An interesting question popped up in my head today. Were people 500 years ago, 1000 years ago, or even 2000 years ago aware of “progress”. Would your average person (or even middle-to-upper class educated person) be aware of the fact that people were, on average, more primitive in the past in their language, culture, and technology? Would be more advanced in the future?
I can understand that the entire premise can be a subject of a great debate, so here’s a second, much more specific question:
Were the people who lived during the renaissance aware that they were living in a different era? Were they aware of the dark ages? Would an uneducated illiterate peasant be aware of the concept of “history” other than his generational lines, those of his rulers and religious mythology?
Until approximately Renaissance times, the opposite was the case - people (in Western cultures) generally thought of themselves as living in a degraded state compared to previous times. Classical Greeks looked back to pre-classical times as a golden age, Romans to classical Greeks, Dark Ages Europeans to Romans, etc etc.
An “uneducated illiterate peasant” would not have been aware of history in any meaningful sense, apart from what he heard about in readings from from the bible.
Progress is definatly a modern idea. Hell, you could argue having an idea of progess is the defining characteristic of “modern”. Did start in the Renaissance more or less. Although, well gee, just by the name…RE birth? they were looking back to a better time even then. Progress didn’t really take hold till the 1800’s.
And of course it made sense…it’s not like there was an inexorable march toward improvement. We did kinda move backwards from the Roman empire.
Well if you go back far enough it always is. Although I see your point. Were there ever periods when an entire group of people was not aware of the fact that the generations before them were in any way different (positive or negative) when they actually were? I can imagine some nomadic tribes still live pretty much the same way as they did for the past hundreds of years, and that’s not what I’m talking about.
Before Darwin, of course, few people envisioned humans as evolving from other animals, and there was no concept that such a thing as “cave men” had ever existed. The furthest baseline against which people could measure “progress” was the hunter-gatherers who existed around the fringes of civilization and the story of the Garden of Eden in the Bible.
The Bible represented the transition from Eden to civilization as punishment, not as progress. (And indeed, even today people debate whether agriculture and industry have added to the sum of human happiness.)
And while Europeans did view themselves as superior to hunter-gatherers, they ascribed their “superiority” to Christianity, not to better technology. They equated “progress” with the spread of Christianity. They weren’t entirely wrong, as far as the West was concerned, since after the fall of the Roman Empire the spread of Christianity and the spread of written civilization within Europe tended to be one and the same.
When Europeans looked back at the legacy of Greece and Rome, they had little with which to comfort themselves other than their Christianity. They saw a classical civilization strong enough to conquer the entire Mediterranean–which no Christian power could dream of doing in the Middle Ages or Renaissance–and art, architecture, and drama which were equal to and perhaps superior to their own. As Askance said, people tended to view more recent times as a “degraded state”.

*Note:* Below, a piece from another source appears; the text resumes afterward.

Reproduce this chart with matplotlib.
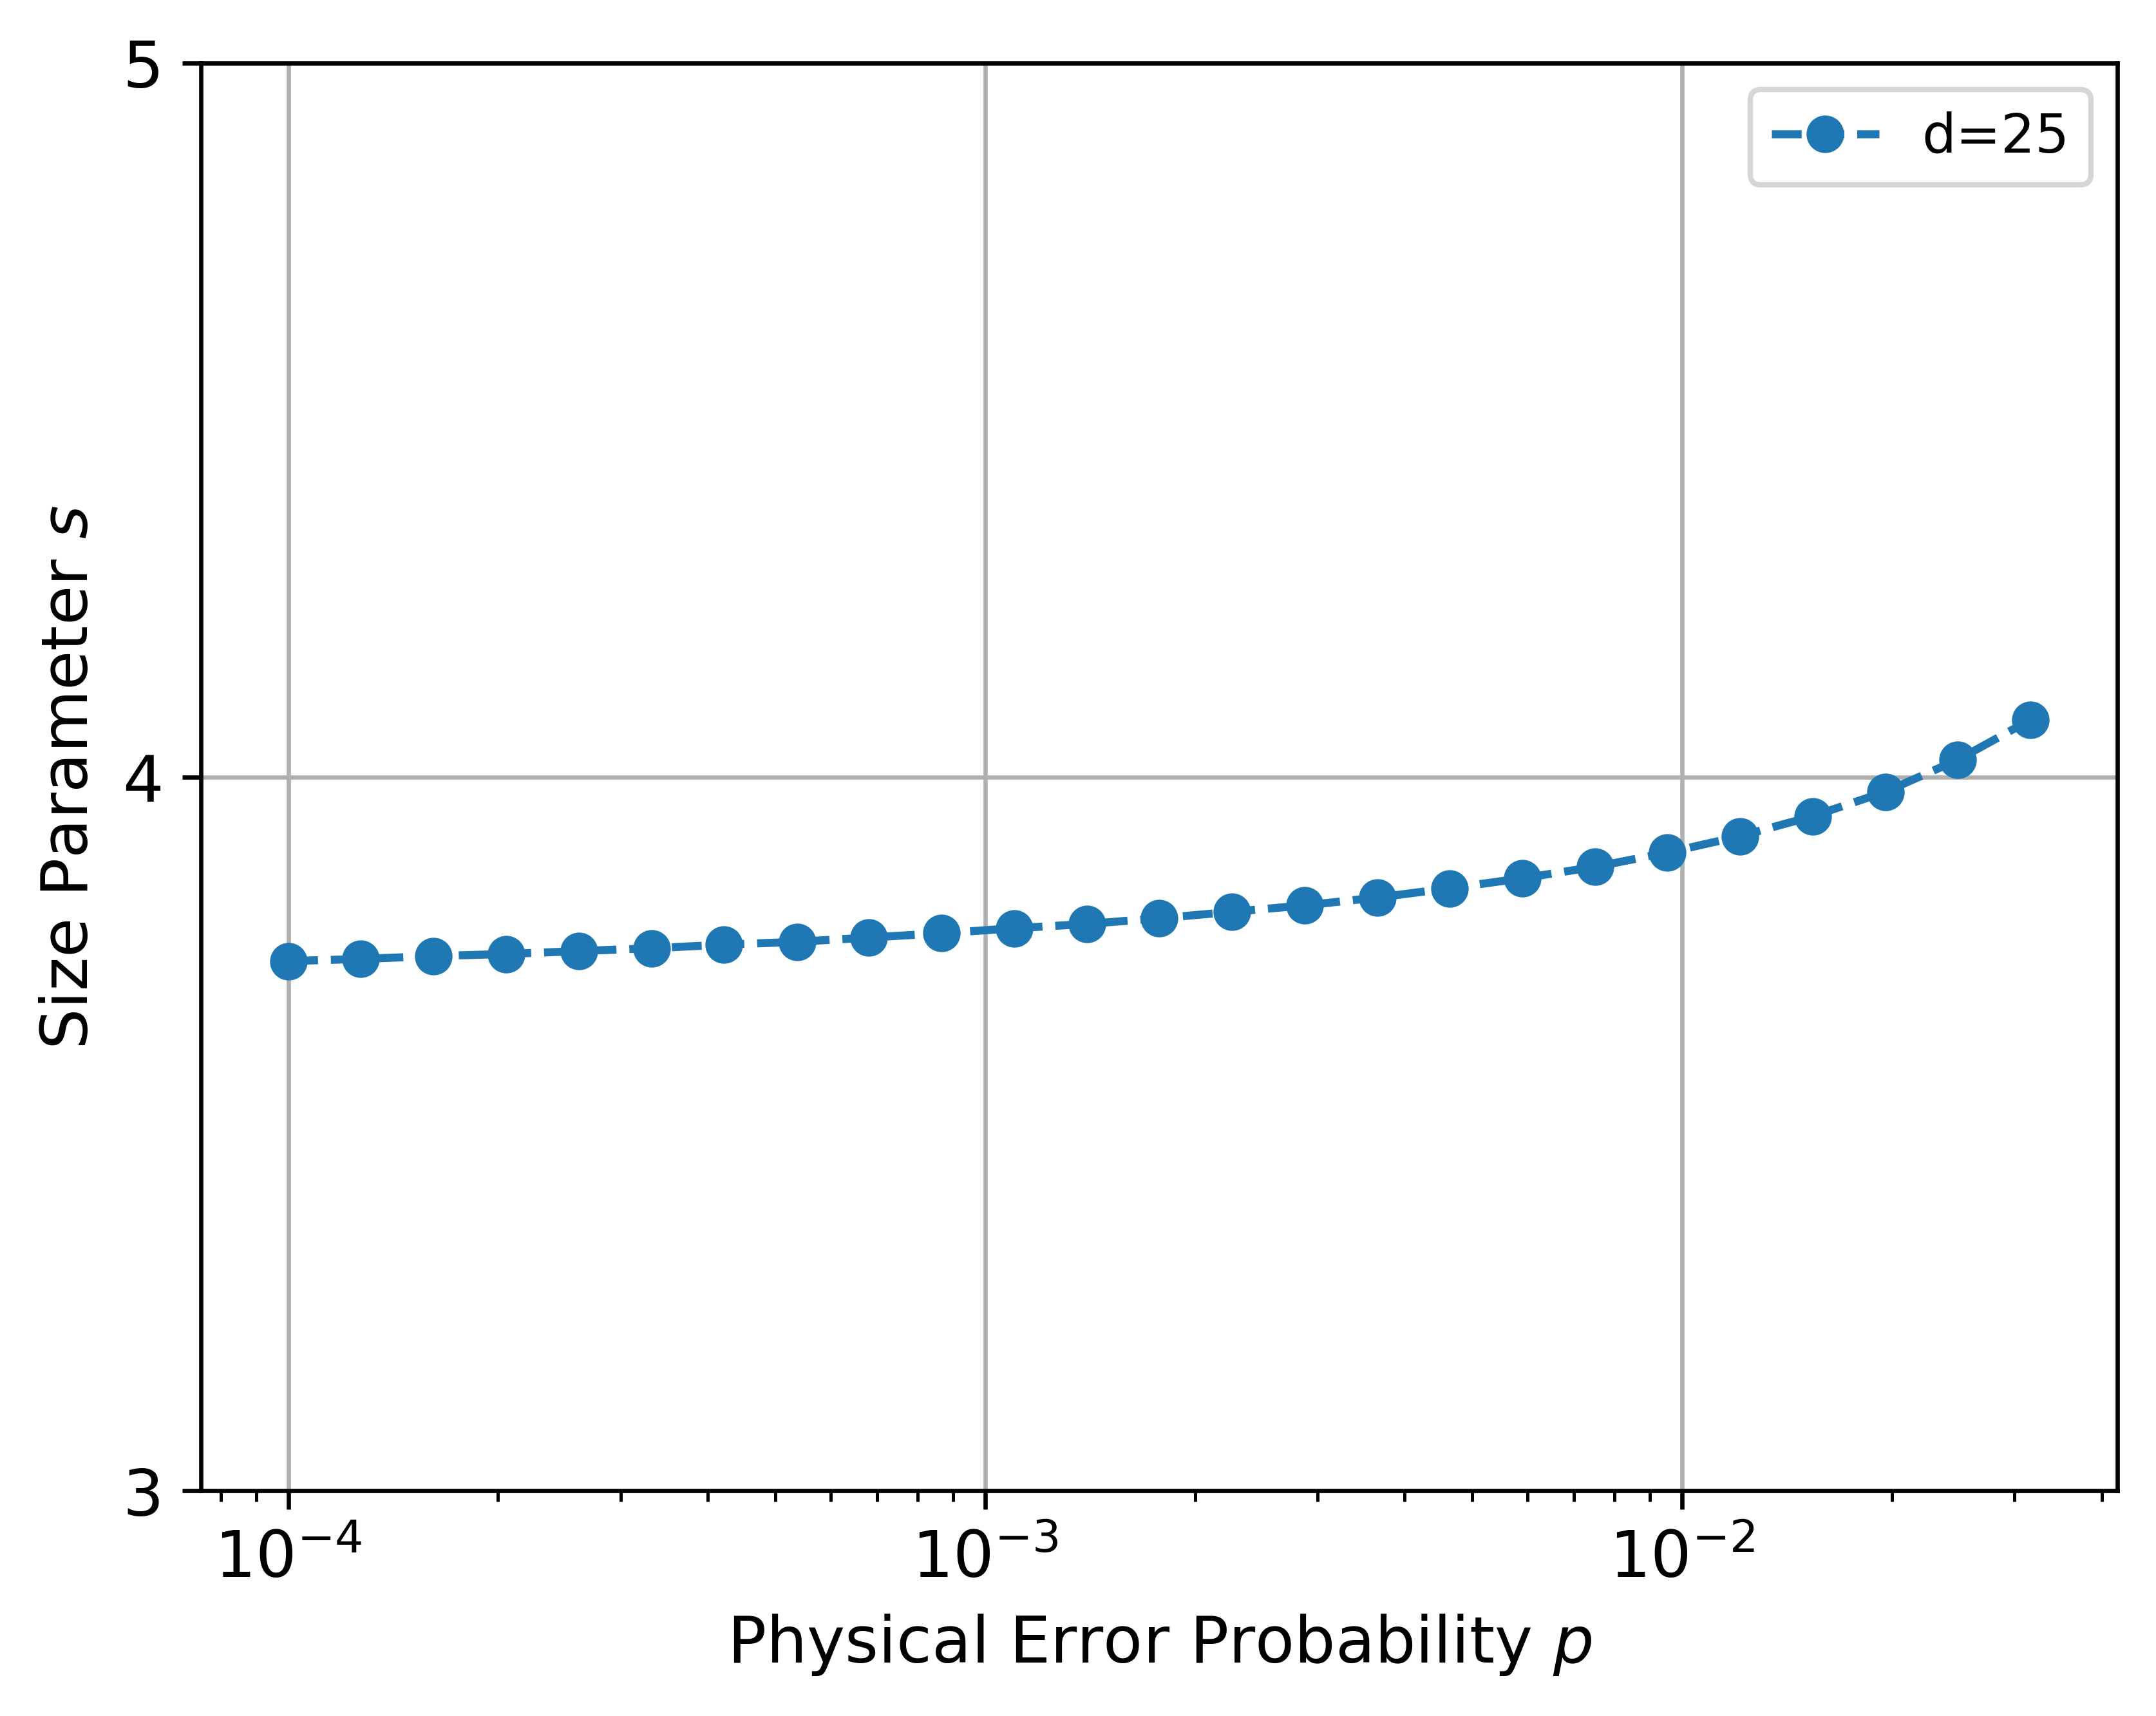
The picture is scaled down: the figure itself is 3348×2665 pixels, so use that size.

The idea of progress as the natural state of human affairs finally took hold with the Industrial Revolution. It enjoyed its heyday in the decades leading up to World War I, stumbled with the calamities of the Twentieth Century, and seems to have regained its stride in recent decades.
One hallmark of this idea is the concept of “science fiction”–stories set either in a more technologically advanced future or on other planets which already have more advanced civilization. Jules Verne, writing in the late Nineteenth Century, is usually considered the father of science fiction.
Darwin’s works did result in the transmittal of the conception of evolution to virtually all educated people in western society. Being more educated than they were sophisticated, they immediately jumped to evolution=progress, because they themselves were the most progressed and therefore the most highly evolved. People are still having trouble with this one. :rolleyes:
So that definitively puts a latest date to when people became aware of progress.
Whether earlier peoples did or didn’t becomes a matter of philosophy. I’d say that those living in the Enlightenment at the end of the 18th century, in conjunction with those revolutionaries in America and France who overturned existing regimes, had a notion of progress that modern people today could identify with.
You might also argue that the Industrial Revolution in England earlier in the century laid a necessary foundation.
I would bet that enlightened (small e) Arabs in the golden years of Muslim science and invention entertained thoughts of progress not far from ours.
The problem with all these is that the notion of progress earlier than Darwin was always confined in some way, to a class, a region, a religion, a mindset. How you define the term and where you draw the lines will make all the difference.